Even today, figure skating in the Twin Cities is a largely white and expensive activity, with only a sprinkling of people of colour. “In the 80s and 90s, there were even fewer. It took a great while for a Black girl to be recognised. I had to work very hard to move from the bottom few to the top ranks, and I ascribe that partially to the fact that skating officials were not accustomed to seeing the Black body on the ice in competition,” she said recalling the reality of her experience. She also appreciates the support of her mother who chose to volunteer at the figure skating events to prevent her daughter from being overlooked. Soon the judges began taking notice and were forced to give her what was due to her. Many years later, she injured her knee and had to give up on competitive figure skating.

But the injury did not prevent her from continuing her dance which until then was an adjunct to her figure skating training. Now, she got more involved with dance and theatre. She worked at the globally recognised Penumbra Theatre, the oldest continuing Black theatre in America and at the Pangea World Theatre, which through its work endeavours to build bridges across multiple cultures and creates sacred and intersectional spaces, both based in the Twin Cities area. “At Penumbra, I saw the beauty in Blackness, from working with powerful and beautiful Black people. Pangea made me aware of another place of power that I had,” said Deneane recognising those who have contributed in making her who she is today.

Talking about dance, she was involved in western dance, ballet, jazz and tap and received her Masters in dance from Temple University renowned for its cutting-edge dance programme, and another one in Afro-American Studies from University of Wisconsin at Madison. “It was that point I needed to carve out space for myself and my ancestral history, using the skills that I had.” Thus Brownbody was created in 2007, and since then, blending dance, theatre, and skating, Brownbody brings on to “centre stage,” stories and topics important to African diaspora communities. In doing so, it expands horizons and changes perspectives, apart from breaking the ice and welcoming the communities of colour. Dancing on ice is nothing new. But, what differentiates the work of Brownbody is the fact that the work is least concerned by the optics of beauty and draws its claim not from waif-like bodies clad in sparkly costumes but from the beauty of the stories it tells, and how it tells them, as well as the impact it has on the lives and thoughts of people.

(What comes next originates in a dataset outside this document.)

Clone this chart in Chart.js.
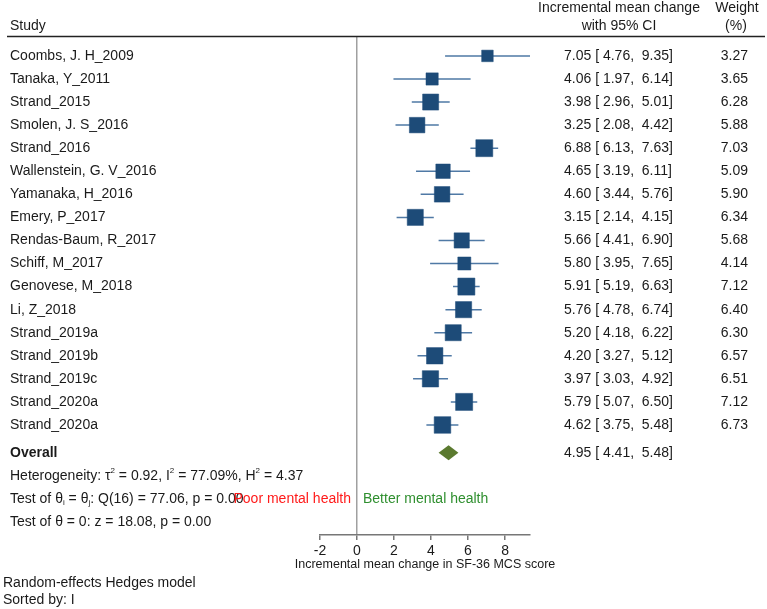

While some people have described the work of Brownbody as “site-specific dance”, Deneane sees far greater intentionality. “In our programming, we witness, reflect, dialogue, dance, and heal,” said Deneane, “even as we disempower destructive historic ideologies and learn how to self-define nourishing change.” Their programming is designed to awaken connections to the histories and topics relevant to individuals of colour through artistic productions and workshops.

In the past, Brownbody has presented several pioneering projects for the stage and the ice, including Living Past (Re)memory, a stage work based on Toni Morrison’s novel, Beloved; The Most Perfect Human Specimen, (part of a 2009 production, Being Branded ) which focuses on Saartjie Baartman, the South African Khoi Khoi woman, taken to London and Paris and exhibited and exploited during the early 1800s. Due to her large posterior, she was exhibited as an attraction in exhibitions and freak shows in 19th-century Europe under the name Hottentot Venus. “Hottentot” was the old name for the Khoi people. Her body was eventually used as the foundation for racist science. Till the start of this century, her remains were on display in Paris where she had died in 1815.

In 2013, Brownbody produced Waiting For You…, at Highland Ice Arena in St. Paul, an on-ice production featuring a re-worked version of Living Past (Re)memory, engaging Afro-modern dance and figure skating. In 2015, Brownbody presented Quiet As It’s Kept at Victory Memorial Ice Arena in Minneapolis. This work, created in collaboration with celebrated Twin Cities actress and vocalist, Thomasina Petrus, blended Afro-modern dance, figure skating, theatre, live vocals, and excerpts from the speeches of Ida B. Wells, one of the founders of the National Association for the Advancement of Coloured People- NAACP. It explored America’s history of lynching and racial oppression as means to understand its residual impact on modern American lives. This production received a Sage award for the outstanding dance production.

“Every time I get a grant or acknowledgement it is really meaningful and I get all choked up, even as I want to shout out aloud that someone believes in me,” said Deneane referring to the feeling she experienced on the first ever award she received from the American composers’ forum. A feeling replicated when her latest work Quiet As It’s Kept won the Knight Arts Challenge grant in 2015. This production is made more meaningful because, with this, Brownbody entered the collaborative space. In this case, it performed with the Brooklyn-based, very powerful, a twenty-year-old company of African American women, Urban Bush Women set up by Jawole Willa Jo Zollar. Zollar along with a host of other artistes-award winning choreographers, Camille Brown, MacArthur Fellow, Kyle Abraham, Temple University Professor, Dr Kariamu Welsh and Minnesota’s own multi-talented “conceptualist” Ralph Lemon, have inspired Deneane.

She is aware that just by being herself she fulfils a very important function for her community and her people. The lack of role models and the associated expense has put skating out of consideration for many individuals of colour, leading directly to under-representation in the field. This is where the work of Brownbody presents a strong alternative just by featuring professional skaters of colour.